*Data:*
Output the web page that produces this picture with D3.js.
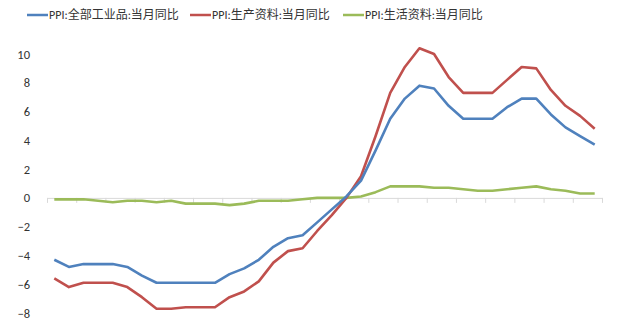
<!DOCTYPE html>
<html>
<head>
<meta charset="utf-8">
<script src="https://cdn.jsdelivr.net/npm/d3@7"></script>
<style>
  body { margin: 0; background: #fff; }
  svg { display: block; font-family: Calibri, "Noto Sans CJK SC", sans-serif; }
</style>
</head>
<body>
<svg id="chart" width="640" height="320"></svg>
<script>
// months 2015-01 .. 2018-02
const months = d3.timeMonths(new Date(2015, 0, 1), new Date(2018, 2, 1)).map(d3.timeFormat("%Y-%m"))
const allGoods = [-4.3,-4.8,-4.6,-4.6,-4.6,-4.8,-5.4,-5.9,-5.9,-5.9,-5.9,-5.9,
                  -5.3,-4.9,-4.3,-3.4,-2.8,-2.6,-1.7,-0.8,0.1,1.2,3.3,5.5,
                  6.9,7.8,7.6,6.4,5.5,5.5,5.5,6.3,6.9,6.9,5.8,4.9,
                  4.3,3.7]
const producerGoods = [-5.6,-6.2,-5.9,-5.9,-5.9,-6.2,-6.9,-7.7,-7.7,-7.6,-7.6,-7.6,
                       -6.9,-6.5,-5.8,-4.5,-3.7,-3.5,-2.3,-1.2,0.0,1.5,4.3,7.3,
                       9.1,10.4,10.0,8.4,7.3,7.3,7.3,8.2,9.1,9.0,7.5,6.4,
                       5.7,4.8]
const consumerGoods = [-0.1,-0.1,-0.1,-0.2,-0.3,-0.2,-0.2,-0.3,-0.2,-0.4,-0.4,-0.4,
                       -0.5,-0.4,-0.2,-0.2,-0.2,-0.1,0.0,0.0,0.0,0.1,0.4,0.8,
                       0.8,0.8,0.7,0.7,0.6,0.5,0.5,0.6,0.7,0.8,0.6,0.5,
                       0.3,0.3]
const seriesNames = ["PPI:全部工业品:当月同比", "PPI:生产资料:当月同比", "PPI:生活资料:当月同比"]
const colors = ["#4f81bd", "#c0504d", "#9bbb59"]
const yTicks = [-8, -6, -4, -2, 0, 2, 4, 6, 8, 10]

let svg = d3.select("#chart")

// x: category index, points sit in the middle of each slot
let x = d3.scaleLinear().domain([0, months.length]).range([47, 602])
let y = d3.scaleLinear().domain([-8, 10]).range([313, 54])

// y labels
let yAxis = svg.append("g")
    .attr("transform", "translate(33,0)")
    .call(d3.axisLeft(y).tickValues(yTicks).tickSize(0).tickPadding(3))
yAxis.select(".domain").remove()
yAxis.selectAll("text").attr("font-size", 12.5).attr("fill", "#333")
    .attr("font-family", "Calibri, 'Noto Sans CJK SC', sans-serif")

// x axis on zero line, no labels
let xAxis = svg.append("g")
    .attr("transform", "translate(0," + y(0) + ")")
    .call(d3.axisBottom(x).tickValues(d3.range(0, months.length + 1, 2)).tickFormat("").tickSizeInner(5).tickSizeOuter(0))
xAxis.select(".domain").attr("stroke", "#d9d9d9")
xAxis.selectAll(".tick line").attr("stroke", "#d9d9d9")

let line = d3.line()
    .x((d, i) => x(i + 0.5))
    .y(d => y(d))

let data = [allGoods, producerGoods, consumerGoods]
// green first, then red, blue on top
let order = [2, 1, 0]
for (let k of order) {
    svg.append("path")
        .datum(data[k])
        .attr("fill", "none")
        .attr("stroke", colors[k])
        .attr("stroke-width", 2.6)
        .attr("stroke-linejoin", "round")
        .attr("d", line)
}

// legend
let legendX = [27, 190, 343]
let legend = svg.append("g")
for (let k = 0; k < 3; k++) {
    legend.append("line")
        .attr("x1", legendX[k]).attr("x2", legendX[k] + 21)
        .attr("y1", 15).attr("y2", 15)
        .attr("stroke", colors[k]).attr("stroke-width", 2.5)
    legend.append("text")
        .attr("x", legendX[k] + 22).attr("y", 15)
        .attr("dy", "0.35em")
        .attr("font-size", 12)
        .attr("fill", "#333")
        .text(seriesNames[k])
}
</script>
</body>
</html>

*Task to carry out:*
Quote every line word for word and keep the images out of the copy.

*Task response:*
Output the web page that produces this picture with D3.js.
<!DOCTYPE html>
<html>
<head>
<meta charset="utf-8">
<script src="https://cdn.jsdelivr.net/npm/d3@7"></script>
<style>
  body { margin: 0; background: #fff; }
  svg { display: block; font-family: Calibri, "Noto Sans CJK SC", sans-serif; }
</style>
</head>
<body>
<svg id="chart" width="640" height="320"></svg>
<script>
// months 2015-01 .. 2018-02
const months = d3.timeMonths(new Date(2015, 0, 1), new Date(2018, 2, 1)).map(d3.timeFormat("%Y-%m"))
const allGoods = [-4.3,-4.8,-4.6,-4.6,-4.6,-4.8,-5.4,-5.9,-5.9,-5.9,-5.9,-5.9,
                  -5.3,-4.9,-4.3,-3.4,-2.8,-2.6,-1.7,-0.8,0.1,1.2,3.3,5.5,
                  6.9,7.8,7.6,6.4,5.5,5.5,5.5,6.3,6.9,6.9,5.8,4.9,
                  4.3,3.7]
const producerGoods = [-5.6,-6.2,-5.9,-5.9,-5.9,-6.2,-6.9,-7.7,-7.7,-7.6,-7.6,-7.6,
                       -6.9,-6.5,-5.8,-4.5,-3.7,-3.5,-2.3,-1.2,0.0,1.5,4.3,7.3,
                       9.1,10.4,10.0,8.4,7.3,7.3,7.3,8.2,9.1,9.0,7.5,6.4,
                       5.7,4.8]
const consumerGoods = [-0.1,-0.1,-0.1,-0.2,-0.3,-0.2,-0.2,-0.3,-0.2,-0.4,-0.4,-0.4,
                       -0.5,-0.4,-0.2,-0.2,-0.2,-0.1,0.0,0.0,0.0,0.1,0.4,0.8,
                       0.8,0.8,0.7,0.7,0.6,0.5,0.5,0.6,0.7,0.8,0.6,0.5,
                       0.3,0.3]
const seriesNames = ["PPI:全部工业品:当月同比", "PPI:生产资料:当月同比", "PPI:生活资料:当月同比"]
const colors = ["#4f81bd", "#c0504d", "#9bbb59"]
const yTicks = [-8, -6, -4, -2, 0, 2, 4, 6, 8, 10]

let svg = d3.select("#chart")

// x: category index, points sit in the middle of each slot
let x = d3.scaleLinear().domain([0, months.length]).range([47, 602])
let y = d3.scaleLinear().domain([-8, 10]).range([313, 54])

// y labels
let yAxis = svg.append("g")
    .attr("transform", "translate(33,0)")
    .call(d3.axisLeft(y).tickValues(yTicks).tickSize(0).tickPadding(3))
yAxis.select(".domain").remove()
yAxis.selectAll("text").attr("font-size", 12.5).attr("fill", "#333")
    .attr("font-family", "Calibri, 'Noto Sans CJK SC', sans-serif")

// x axis on zero line, no labels
let xAxis = svg.append("g")
    .attr("transform", "translate(0," + y(0) + ")")
    .call(d3.axisBottom(x).tickValues(d3.range(0, months.length + 1, 2)).tickFormat("").tickSizeInner(5).tickSizeOuter(0))
xAxis.select(".domain").attr("stroke", "#d9d9d9")
xAxis.selectAll(".tick line").attr("stroke", "#d9d9d9")

let line = d3.line()
    .x((d, i) => x(i + 0.5))
    .y(d => y(d))

let data = [allGoods, producerGoods, consumerGoods]
// green first, then red, blue on top
let order = [2, 1, 0]
for (let k of order) {
    svg.append("path")
        .datum(data[k])
        .attr("fill", "none")
        .attr("stroke", colors[k])
        .attr("stroke-width", 2.6)
        .attr("stroke-linejoin", "round")
        .attr("d", line)
}

// legend
let legendX = [27, 190, 343]
let legend = svg.append("g")
for (let k = 0; k < 3; k++) {
    legend.append("line")
        .attr("x1", legendX[k]).attr("x2", legendX[k] + 21)
        .attr("y1", 15).attr("y2", 15)
        .attr("stroke", colors[k]).attr("stroke-width", 2.5)
    legend.append("text")
        .attr("x", legendX[k] + 22).attr("y", 15)
        .attr("dy", "0.35em")
        .attr("font-size", 12)
        .attr("fill", "#333")
        .text(seriesNames[k])
}
</script>
</body>
</html>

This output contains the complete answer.